When she started school at age 4 she was “dually enrolled” in both private, and public school. That meant she would attend Strickland Christian school, and would have a low vision teacher from AISD working with her. However, at five she could no longer receive services from AISD, because the dual enrollment program is only for 3 and 4 year olds.Since she seemed to be doing OK, we thought things would work out at Strickland. Kindergarden was a little rough in the beginning. There was more being taught on the chalk board, and there were lots of small print wall charts to follow. By the end of the year she was rocking it out, but we could tell it was taking her longer to understand the content that was visually presented. She would probably fall behind in first grade if things stayed the same. especially given the fast pace of a private prep school.
I remembered when she turned five an AISD employee told me there was a program that provided some special education services to private and homeschool kids call Proportionate Share. I called the woman in charge of that program, but never received the application she was supposed to mail me. I requested it three times directly from the woman in charge. She told me over the phone that AISD could provide a low vision teacher for my daughter, BUT THAT TEACHER COULDN’T MEET WITH MY DAUGHTER AT HER PRIVATE SCHOOL OR DURING SCHOOL HOURS. What good would that be?!?!?! Soooo I just decided it is more trouble than it was worth as they wouldn’t really be helping my child, and I let it go.
However, I decided to try the program again once I realized she needed a low vision teacher.
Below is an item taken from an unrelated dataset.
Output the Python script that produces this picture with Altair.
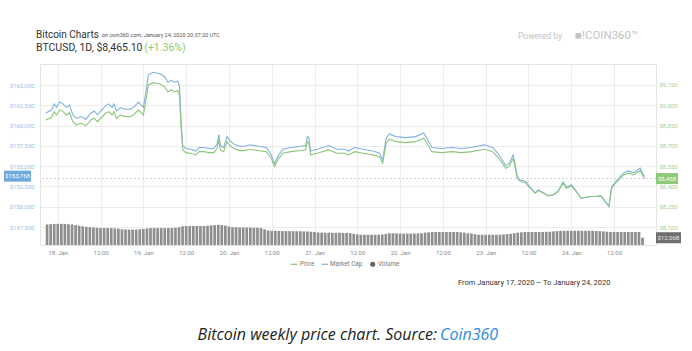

I found out that the original person I spoke to was retired, and someone more competent was running the program. For half a second I felt encouraged that I might be able to keep my daughter in Strickland. Then I received a letter in the mail stating that all the funds for this program had been expended for the year, and I would be put on a waiting list for next year. What?!?! If I had moved into the district the school wouldn’t be able to say ” sorry, we’re out of money this year. Your kid is SOL” They would have to get it together, and find her a low vision teacher. I pay my school taxes just like everyone else. I am not expecting them to pay for low vision aids, glasses, or anything. I just need a low vision teacher once a month to evaluate the classroom, and make recommendations. Ugggh !!!
Like i said, I pay my taxes, so the State & Feds should be able to trickle that money down to AISD as needed. After all, they do provide the extra money for supports for public school kids. I looked online, and the government funds the Proportionate Share program through an impossible to understand equation that provides far less money than is needed. Why can’t they provide these support services to everyone if they HAVE TO for the 3 and 4 year olds? This is nothing more than a thinly veiled attempt for the TEA to appear to be serving all special needs children without coughing up the real dollar amount to do so. This policy has essentially taken away my choice as a parent to provide a Christian education for my children.
All of this left me with two choices. I could stay at Strickland, fight it out with the government, and hope I can get a VI teacher. All the while my child falls further and further behind. Or, I could send my kid to public school. While I am not one to back down from a fight, and you better believe there will be a letter sent to several people, I can’t let my kid fall behind. I am loath to send her to public school, but I have faith that God will work it all out.